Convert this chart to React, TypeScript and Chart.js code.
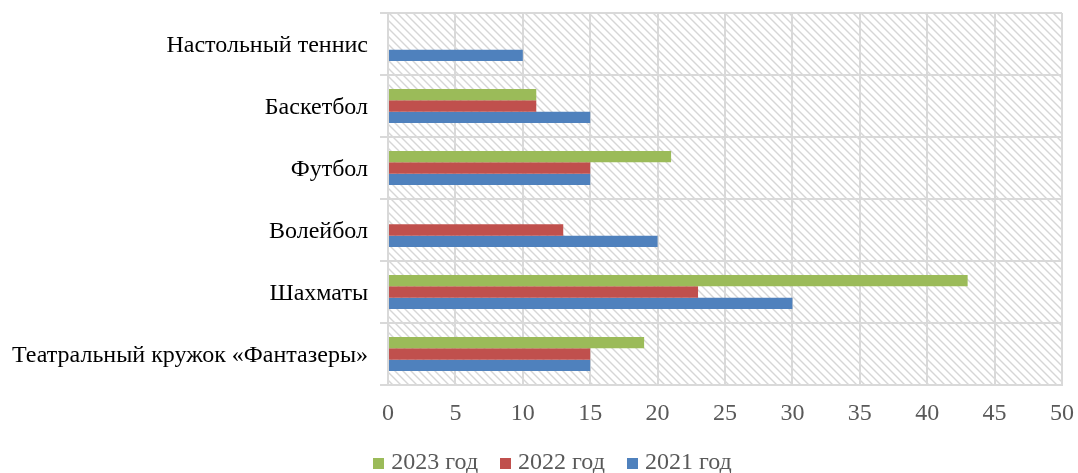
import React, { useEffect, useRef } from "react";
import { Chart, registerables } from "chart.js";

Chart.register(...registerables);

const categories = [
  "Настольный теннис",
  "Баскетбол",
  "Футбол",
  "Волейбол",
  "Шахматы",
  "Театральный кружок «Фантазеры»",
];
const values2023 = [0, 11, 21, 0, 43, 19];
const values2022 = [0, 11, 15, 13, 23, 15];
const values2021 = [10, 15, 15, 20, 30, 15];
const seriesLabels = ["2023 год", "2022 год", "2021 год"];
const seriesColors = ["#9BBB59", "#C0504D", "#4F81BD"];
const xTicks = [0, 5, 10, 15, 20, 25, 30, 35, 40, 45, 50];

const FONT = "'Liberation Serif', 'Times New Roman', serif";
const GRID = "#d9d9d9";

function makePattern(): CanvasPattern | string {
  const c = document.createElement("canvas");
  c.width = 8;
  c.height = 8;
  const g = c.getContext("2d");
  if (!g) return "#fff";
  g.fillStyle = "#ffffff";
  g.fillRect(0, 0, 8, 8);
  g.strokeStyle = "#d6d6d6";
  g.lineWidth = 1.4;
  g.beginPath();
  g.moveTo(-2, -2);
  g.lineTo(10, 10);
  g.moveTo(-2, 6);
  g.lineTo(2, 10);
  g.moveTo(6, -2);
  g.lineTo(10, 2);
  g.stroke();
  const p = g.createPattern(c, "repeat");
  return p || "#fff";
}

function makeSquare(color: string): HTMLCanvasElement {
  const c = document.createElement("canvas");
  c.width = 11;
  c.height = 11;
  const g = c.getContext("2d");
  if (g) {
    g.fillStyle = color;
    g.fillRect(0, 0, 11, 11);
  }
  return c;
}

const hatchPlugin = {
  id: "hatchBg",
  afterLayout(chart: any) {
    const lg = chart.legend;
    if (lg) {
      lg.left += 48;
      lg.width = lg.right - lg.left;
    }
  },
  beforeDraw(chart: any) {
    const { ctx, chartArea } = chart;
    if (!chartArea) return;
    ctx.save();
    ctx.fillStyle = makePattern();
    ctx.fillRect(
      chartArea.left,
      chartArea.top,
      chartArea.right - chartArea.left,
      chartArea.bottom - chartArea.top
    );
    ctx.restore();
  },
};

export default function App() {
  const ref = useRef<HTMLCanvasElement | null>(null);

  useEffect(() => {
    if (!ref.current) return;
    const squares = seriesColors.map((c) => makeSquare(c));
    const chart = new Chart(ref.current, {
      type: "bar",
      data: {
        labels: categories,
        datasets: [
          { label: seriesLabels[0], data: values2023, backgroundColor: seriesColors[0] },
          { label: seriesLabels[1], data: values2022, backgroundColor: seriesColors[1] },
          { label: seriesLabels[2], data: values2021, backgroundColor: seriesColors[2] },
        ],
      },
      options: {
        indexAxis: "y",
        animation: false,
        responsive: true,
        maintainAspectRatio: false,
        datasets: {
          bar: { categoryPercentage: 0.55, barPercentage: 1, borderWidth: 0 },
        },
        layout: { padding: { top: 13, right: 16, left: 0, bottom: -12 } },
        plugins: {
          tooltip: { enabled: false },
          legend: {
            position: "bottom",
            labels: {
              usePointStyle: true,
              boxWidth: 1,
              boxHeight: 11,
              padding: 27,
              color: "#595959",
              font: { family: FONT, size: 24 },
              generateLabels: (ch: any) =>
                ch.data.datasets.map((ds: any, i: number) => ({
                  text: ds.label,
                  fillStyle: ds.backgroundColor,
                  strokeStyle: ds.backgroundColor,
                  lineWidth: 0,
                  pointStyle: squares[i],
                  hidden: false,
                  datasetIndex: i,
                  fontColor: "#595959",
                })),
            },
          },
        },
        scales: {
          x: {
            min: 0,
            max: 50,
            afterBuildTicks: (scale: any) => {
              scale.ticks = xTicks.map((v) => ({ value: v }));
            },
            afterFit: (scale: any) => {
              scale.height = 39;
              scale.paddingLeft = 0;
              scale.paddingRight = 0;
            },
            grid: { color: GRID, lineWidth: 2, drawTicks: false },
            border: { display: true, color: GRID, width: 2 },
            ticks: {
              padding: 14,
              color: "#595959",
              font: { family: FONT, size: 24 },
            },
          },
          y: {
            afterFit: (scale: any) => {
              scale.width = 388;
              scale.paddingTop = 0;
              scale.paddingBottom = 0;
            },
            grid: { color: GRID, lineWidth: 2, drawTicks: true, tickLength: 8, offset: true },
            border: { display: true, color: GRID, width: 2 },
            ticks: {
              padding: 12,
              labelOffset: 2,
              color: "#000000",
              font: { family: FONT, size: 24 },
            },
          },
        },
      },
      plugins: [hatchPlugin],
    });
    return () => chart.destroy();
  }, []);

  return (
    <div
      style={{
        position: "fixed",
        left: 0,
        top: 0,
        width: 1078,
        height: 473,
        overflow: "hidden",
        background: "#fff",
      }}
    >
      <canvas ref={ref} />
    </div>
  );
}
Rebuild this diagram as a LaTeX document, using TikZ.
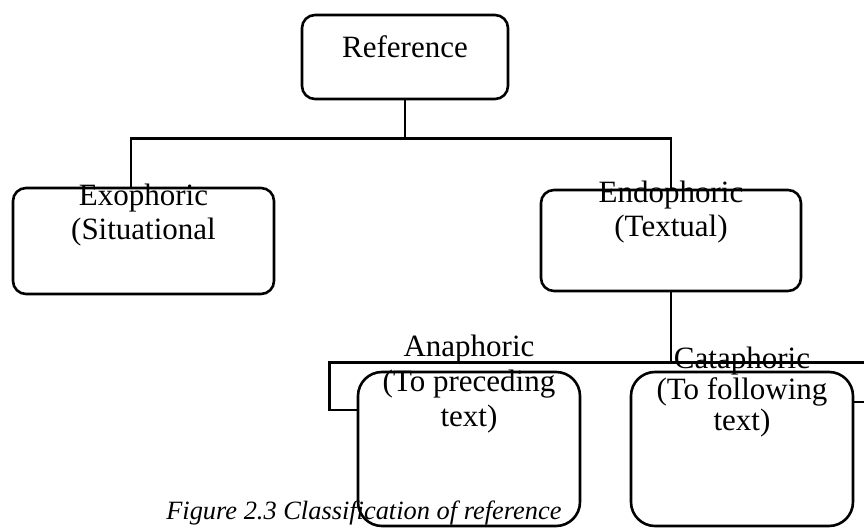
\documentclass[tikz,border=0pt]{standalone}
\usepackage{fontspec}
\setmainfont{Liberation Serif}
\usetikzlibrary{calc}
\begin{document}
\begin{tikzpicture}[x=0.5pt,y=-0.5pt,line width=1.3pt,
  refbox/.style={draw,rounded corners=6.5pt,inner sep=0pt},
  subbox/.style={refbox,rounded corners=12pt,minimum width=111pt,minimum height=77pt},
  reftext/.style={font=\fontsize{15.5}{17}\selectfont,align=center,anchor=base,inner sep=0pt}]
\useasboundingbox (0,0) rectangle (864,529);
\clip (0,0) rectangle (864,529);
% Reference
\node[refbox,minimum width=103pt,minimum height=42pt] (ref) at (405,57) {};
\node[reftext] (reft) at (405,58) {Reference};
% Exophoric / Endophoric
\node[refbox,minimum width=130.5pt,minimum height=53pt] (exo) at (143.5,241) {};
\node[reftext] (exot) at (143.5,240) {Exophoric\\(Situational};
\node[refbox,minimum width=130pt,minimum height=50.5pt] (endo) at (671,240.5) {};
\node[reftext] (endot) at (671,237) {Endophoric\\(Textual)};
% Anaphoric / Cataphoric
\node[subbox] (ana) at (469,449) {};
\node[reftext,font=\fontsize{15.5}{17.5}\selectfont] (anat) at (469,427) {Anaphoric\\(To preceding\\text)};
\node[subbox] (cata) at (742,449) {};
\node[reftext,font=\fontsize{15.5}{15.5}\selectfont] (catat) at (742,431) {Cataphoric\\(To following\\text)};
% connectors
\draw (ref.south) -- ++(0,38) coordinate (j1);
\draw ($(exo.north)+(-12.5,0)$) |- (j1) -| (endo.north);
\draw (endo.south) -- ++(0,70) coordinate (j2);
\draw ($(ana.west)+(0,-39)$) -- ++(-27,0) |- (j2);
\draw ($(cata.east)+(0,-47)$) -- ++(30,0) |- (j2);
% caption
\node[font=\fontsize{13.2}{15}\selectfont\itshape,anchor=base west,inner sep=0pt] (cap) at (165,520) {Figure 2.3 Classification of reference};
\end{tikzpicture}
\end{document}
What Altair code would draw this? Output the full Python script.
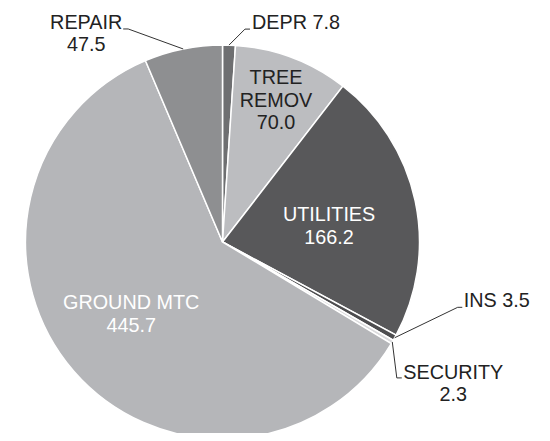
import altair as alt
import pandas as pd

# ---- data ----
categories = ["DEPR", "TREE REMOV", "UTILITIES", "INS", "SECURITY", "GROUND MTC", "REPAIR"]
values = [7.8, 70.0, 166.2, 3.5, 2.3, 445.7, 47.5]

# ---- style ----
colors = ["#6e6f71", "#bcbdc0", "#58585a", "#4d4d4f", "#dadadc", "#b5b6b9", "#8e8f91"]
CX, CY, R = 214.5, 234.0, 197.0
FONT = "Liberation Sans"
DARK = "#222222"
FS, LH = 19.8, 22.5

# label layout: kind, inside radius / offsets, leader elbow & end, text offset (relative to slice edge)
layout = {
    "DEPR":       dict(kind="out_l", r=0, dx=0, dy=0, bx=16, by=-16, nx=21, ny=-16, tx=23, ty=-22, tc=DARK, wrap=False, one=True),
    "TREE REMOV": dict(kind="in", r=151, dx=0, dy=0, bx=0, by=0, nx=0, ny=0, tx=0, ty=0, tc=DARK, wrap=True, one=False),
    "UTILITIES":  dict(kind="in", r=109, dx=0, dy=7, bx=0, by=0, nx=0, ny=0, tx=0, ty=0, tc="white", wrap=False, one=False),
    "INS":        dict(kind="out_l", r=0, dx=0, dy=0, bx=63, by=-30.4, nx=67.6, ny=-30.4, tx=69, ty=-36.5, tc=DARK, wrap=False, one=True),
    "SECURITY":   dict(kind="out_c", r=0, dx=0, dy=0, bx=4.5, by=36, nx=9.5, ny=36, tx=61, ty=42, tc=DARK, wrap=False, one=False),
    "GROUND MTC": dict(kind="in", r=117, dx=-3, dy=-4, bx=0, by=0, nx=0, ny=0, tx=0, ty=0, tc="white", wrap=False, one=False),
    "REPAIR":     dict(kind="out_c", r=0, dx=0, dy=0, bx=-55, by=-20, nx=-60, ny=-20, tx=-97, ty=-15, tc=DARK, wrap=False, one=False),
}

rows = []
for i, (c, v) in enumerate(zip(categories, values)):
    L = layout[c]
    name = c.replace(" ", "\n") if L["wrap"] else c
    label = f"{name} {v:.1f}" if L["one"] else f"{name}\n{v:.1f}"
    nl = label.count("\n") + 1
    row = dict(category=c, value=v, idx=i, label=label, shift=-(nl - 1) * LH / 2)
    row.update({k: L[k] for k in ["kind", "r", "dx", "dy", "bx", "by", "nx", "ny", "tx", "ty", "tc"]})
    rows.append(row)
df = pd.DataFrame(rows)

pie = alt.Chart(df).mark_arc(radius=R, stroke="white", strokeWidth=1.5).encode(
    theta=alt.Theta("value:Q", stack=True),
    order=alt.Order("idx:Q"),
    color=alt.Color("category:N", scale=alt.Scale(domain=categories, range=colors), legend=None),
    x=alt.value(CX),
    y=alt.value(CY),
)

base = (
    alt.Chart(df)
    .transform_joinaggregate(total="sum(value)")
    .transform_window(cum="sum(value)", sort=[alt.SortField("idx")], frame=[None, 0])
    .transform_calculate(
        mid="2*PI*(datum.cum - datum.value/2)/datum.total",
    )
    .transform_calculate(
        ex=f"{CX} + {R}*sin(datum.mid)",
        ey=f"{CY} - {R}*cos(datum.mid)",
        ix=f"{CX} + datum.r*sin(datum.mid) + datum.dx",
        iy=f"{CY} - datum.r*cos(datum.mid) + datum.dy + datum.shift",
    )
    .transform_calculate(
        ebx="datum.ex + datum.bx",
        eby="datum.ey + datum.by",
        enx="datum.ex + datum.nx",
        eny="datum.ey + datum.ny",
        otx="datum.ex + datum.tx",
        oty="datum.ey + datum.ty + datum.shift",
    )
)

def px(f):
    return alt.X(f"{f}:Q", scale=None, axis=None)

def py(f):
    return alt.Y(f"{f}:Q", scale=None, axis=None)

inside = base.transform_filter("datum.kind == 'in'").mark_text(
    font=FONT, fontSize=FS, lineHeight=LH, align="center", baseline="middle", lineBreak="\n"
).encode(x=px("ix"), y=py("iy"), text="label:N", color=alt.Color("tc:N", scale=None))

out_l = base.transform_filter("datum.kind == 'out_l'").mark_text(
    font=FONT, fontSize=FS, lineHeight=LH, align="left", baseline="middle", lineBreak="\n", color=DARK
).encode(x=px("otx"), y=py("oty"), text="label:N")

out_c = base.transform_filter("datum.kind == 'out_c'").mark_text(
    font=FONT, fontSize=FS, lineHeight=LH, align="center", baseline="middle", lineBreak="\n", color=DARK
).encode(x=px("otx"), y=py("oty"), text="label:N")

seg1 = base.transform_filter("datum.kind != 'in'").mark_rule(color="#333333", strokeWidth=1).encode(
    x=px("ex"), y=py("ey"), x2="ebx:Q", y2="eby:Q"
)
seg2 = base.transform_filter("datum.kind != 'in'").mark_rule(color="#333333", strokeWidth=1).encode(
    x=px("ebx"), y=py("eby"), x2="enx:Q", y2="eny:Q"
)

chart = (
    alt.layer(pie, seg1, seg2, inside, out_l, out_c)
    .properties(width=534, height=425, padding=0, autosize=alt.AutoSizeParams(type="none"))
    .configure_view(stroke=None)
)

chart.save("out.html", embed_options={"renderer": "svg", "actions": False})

__Objective__
Give again, exactly, the lines from the start of the data through the one holding "Chart.register(...registerables);"; omit the pictures.

__Written solution__
Convert this chart to React, TypeScript and Chart.js code.
import React, { useEffect, useRef } from "react";
import { Chart, registerables } from "chart.js";

Chart.register(...registerables);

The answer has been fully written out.